August 27, 2007

See This Movie More Than "Once"

The movie poster was almost enough: A guy and a girl on a sunny city street, walking, talking, and carrying a guitar. Further incentive came from my friends, two of whom called me to tell me to see it. Sure, we exchanged the normal friendly pleasantries, but recommending Once was the reason they called. My good friends knew what the poster only hinted: “This movie changed my life,” said one. “I’m gonna see it again,” said the other. All of this suggested a new favorite movie. Everything was saying I had to see Once.

I went and saw Once on a cloudy afternoon, losing myself in the darkness of the theater. When the screen went to black, I didn’t want to leave. Rare is the movie so targeted to me, a writer and musician who wastes my days alone. Rare is the movie that speaks both to and for me, and stays with me forever like a friend or a dream. But Once was a movie I’d already memorized, a story I’d known but I’d never quite seen – and finally, a soundtrack to purchase immediately. Finding such beauty and truth is quite rare – yes, in a theater, but also in life.

Once was so incredible, so moving, so perfect, I’m finding it impossible to reign in my rambling, even though it’s been several weeks since I saw it. Today, on a day when I’ve locked myself inside, I’m far from feigning composure about it.

Yes, this movie will change your life. You definitely need to see Once once – and then you need to see it again.

Here, I know I should summarize the plot, and tell you, “It’s a musical, but not like what you’re thinking,” and name the director, writer, and actors. I’m pretty sure the movie takes place in Ireland, but I don’t remember its setting being mentioned. To me, these details seem small and unimportant.

The only thing that matters is the simple, timeless story, which just so happens is told through song. This musical begins as a simple boy-meets-girl; it actually ends with some real-life ambiguity. Struggling musicians find solace in song, even as they search for love in their lives. Neither of them can afford a proper instrument – the boy busks for change on his holey guitar; the girl makes arrangements on a music-store piano. (The two main characters never get named, not even in the closing credits.) The boy will leave for London soon to chase his musical muse. The girl, an immigrant, is waiting for her husband.

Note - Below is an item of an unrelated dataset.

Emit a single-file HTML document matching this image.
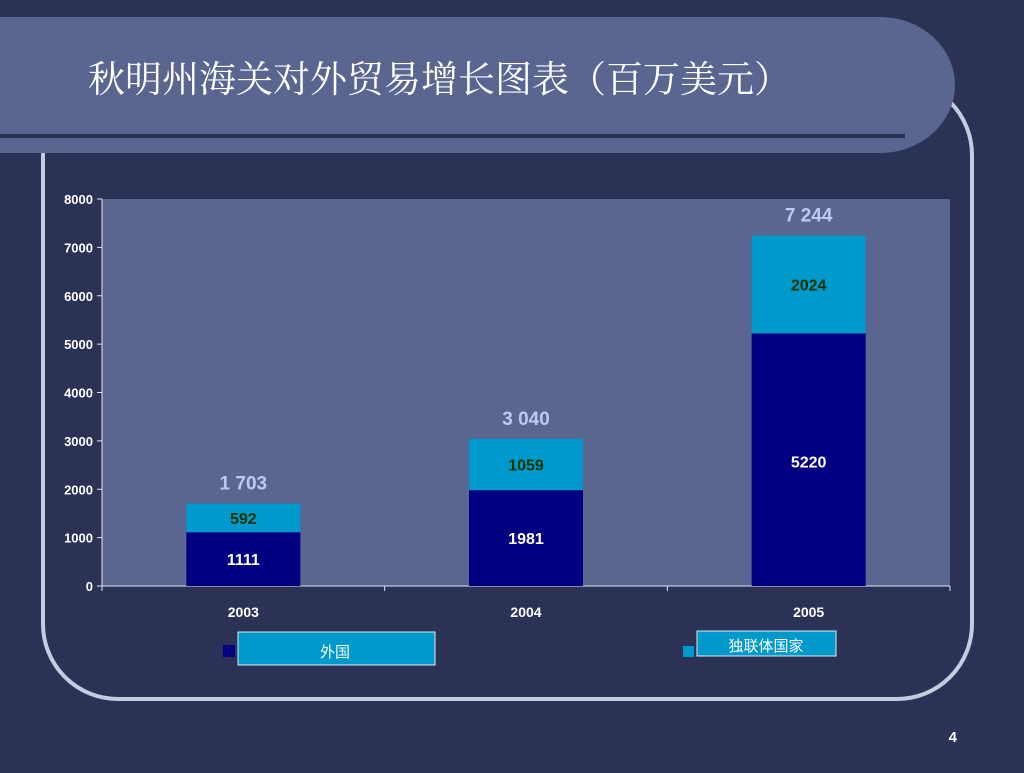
<!DOCTYPE html>
<html><head><meta charset="utf-8"><style>
body{margin:0;width:1024px;height:768px;background:#2b3256;overflow:hidden;font-family:"Liberation Sans","Noto Sans CJK SC",sans-serif;}
</style></head><body>
<svg width="1024" height="768" xmlns="http://www.w3.org/2000/svg">
<rect x="43" y="80" width="929" height="619" rx="75" ry="75" fill="none" stroke="#c3cde0" stroke-width="4"/>
<path d="M0 17 H880 A75 68 0 0 1 880 153 H0 Z" fill="#5a6590"/>
<rect x="0" y="134" width="905" height="4" fill="#2b3256"/>
<text x="88" y="92" fill="#ffffff" font-size="37" font-family="'Noto Serif CJK SC','Liberation Serif',serif">秋明州海关对外贸易增长图表（百万美元）</text>
<g id="chart"></g>
<rect x="223" y="645" width="12" height="12" fill="#000080"/>
<rect x="238" y="632" width="197" height="33" fill="#0099cc" stroke="#dfe8f5" stroke-width="1"/>
<text x="335" y="657" fill="#fff" font-size="15" text-anchor="middle">外国</text>
<rect x="683" y="646" width="11" height="11" fill="#0099cc"/>
<rect x="697" y="631" width="139" height="25" fill="#0099cc" stroke="#dfe8f5" stroke-width="1"/>
<text x="766" y="651" fill="#fff" font-size="15" text-anchor="middle">独联体国家</text>
<text x="957" y="742" fill="#fff" font-size="15" font-weight="bold" text-anchor="end">4</text>
</svg>
<script>
const categories=["2003","2004","2005"];
const foreign=[1111,1981,5220];
const cis=[592,1059,2024];
const totals=["1 703","3 040","7 244"];
const yTicks=[0,1000,2000,3000,4000,5000,6000,7000,8000];
const NS="http://www.w3.org/2000/svg";
const g=document.getElementById('chart');
const X0=102,X1=950,Y0=586,Y1=199,YMAX=8000;
const y=v=>Y0-(v/YMAX)*(Y0-Y1);
const slot=(X1-X0)/categories.length;
const xc=i=>X0+slot*(i+0.5);
const BW=114;
function mk(t,a){const e=document.createElementNS(NS,t);for(const k in a)e.setAttribute(k,a[k]);g.appendChild(e);return e;}
let e=mk('rect',{x:X0,y:Y1,width:X1-X0,height:Y0-Y1,fill:'#5a6590'});


e=mk('line',{x1:X0,y1:Y1,x2:X0,y2:Y0,stroke:'#dfe4f0','stroke-width':1});


e=mk('line',{x1:X0,y1:Y0,x2:X1,y2:Y0,stroke:'#dfe4f0','stroke-width':1});


yTicks.forEach(v=>{
 let t=mk('line',{x1:X0-5,y1:y(v),x2:X0,y2:y(v),stroke:'#dfe4f0'});
 
 
 let l=mk('text',{x:X0-9,y:y(v)+5,fill:'#fff','font-size':13,'font-weight':'bold','text-anchor':'end'});
 l.textContent=v;
 
 
});
for(let i=0;i<=categories.length;i++){
 let t=mk('line',{x1:X0+slot*i,y1:Y0,x2:X0+slot*i,y2:Y0+5,stroke:'#dfe4f0'});
 
 
}
categories.forEach((c,i)=>{
 const cx=xc(i),x=cx-BW/2;
 let b=mk('rect',{x:x,y:y(foreign[i]),width:BW,height:Y0-y(foreign[i]),fill:'#000080'});
 
 
 let top=foreign[i]+cis[i];
 let b2=mk('rect',{x:x,y:y(top),width:BW,height:y(foreign[i])-y(top),fill:'#0099cc'});
 
 
 let l=mk('text',{x:cx,y:(y(foreign[i])+Y0)/2+6,fill:'#fff','font-size':16,'font-weight':'bold','text-anchor':'middle'});
 l.textContent=foreign[i];
 if(i==2)l.setAttribute('y',y(foreign[i])+134);
 
 
 let l2=mk('text',{x:cx,y:(y(top)+y(foreign[i]))/2+6,fill:'#003300','font-size':16,'font-weight':'bold','text-anchor':'middle'});
 l2.textContent=cis[i];
 
 
 let l3=mk('text',{x:cx,y:y(top)-14,fill:'#c0c8f0','font-size':19,'font-weight':'bold','text-anchor':'middle'});
 l3.textContent=totals[i];
 
 
 let l4=mk('text',{x:cx,y:617,fill:'#fff','font-size':14,'font-weight':'bold','text-anchor':'middle'});
 l4.textContent=c;
 
 
});
</script>
</body></html>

Before he goes, will she help him make a record? As they harmonize together both literally and figuratively, their voices and words enrich their lives. They love each other as much as they can.

Time is fleeting. The city is crumbling. The songs they play together are magic.

You, too, will fall in love. You, too, will want to sing.

The boy is played by the Frames’ Glen Hansard, who unplugged his usual Coldplay-esque anthems to expose their Damien Rice-esque core. The girl is played by Marketa Irglova, a previously unknown young singer/songwriter. (Their names do matter. They’re worth remembering.) They meet over music, they woo through their songs, and they even give instruments as gifts of their affection.

The songs this pair wrote for the movie transcend it, sharing their story but standing alone. (I listened to the soundtrack every day for two weeks. Now I’m down to every other day.) Frankly, they’re miracles – not that I'm religious – perhaps the reason God gave us music, and certainly expressing the meaning of life.

And everyone else in the movie breathes music. A banker sings a song because he’s more than just a banker. A tired engineer awakens in the studio, remembering there’s more to music than just mixing it. Music means the world to these characters and me, and everyone else who raves about this film. So music, perhaps, is the real main character.

Perhaps I ought to live more fully than I do, instead of seeing movies and reviewing them for no one. But stories like this give me hope it’s all possible, living and loving and sharing my dreams, finding that person to listen, read, and harmonize.

This movie maybe changed my life. It certainly inspired me to write, if nothing else. When Once comes out on DVD, I know I’m gonna watch it again and again. Maybe I’ll be able to share it.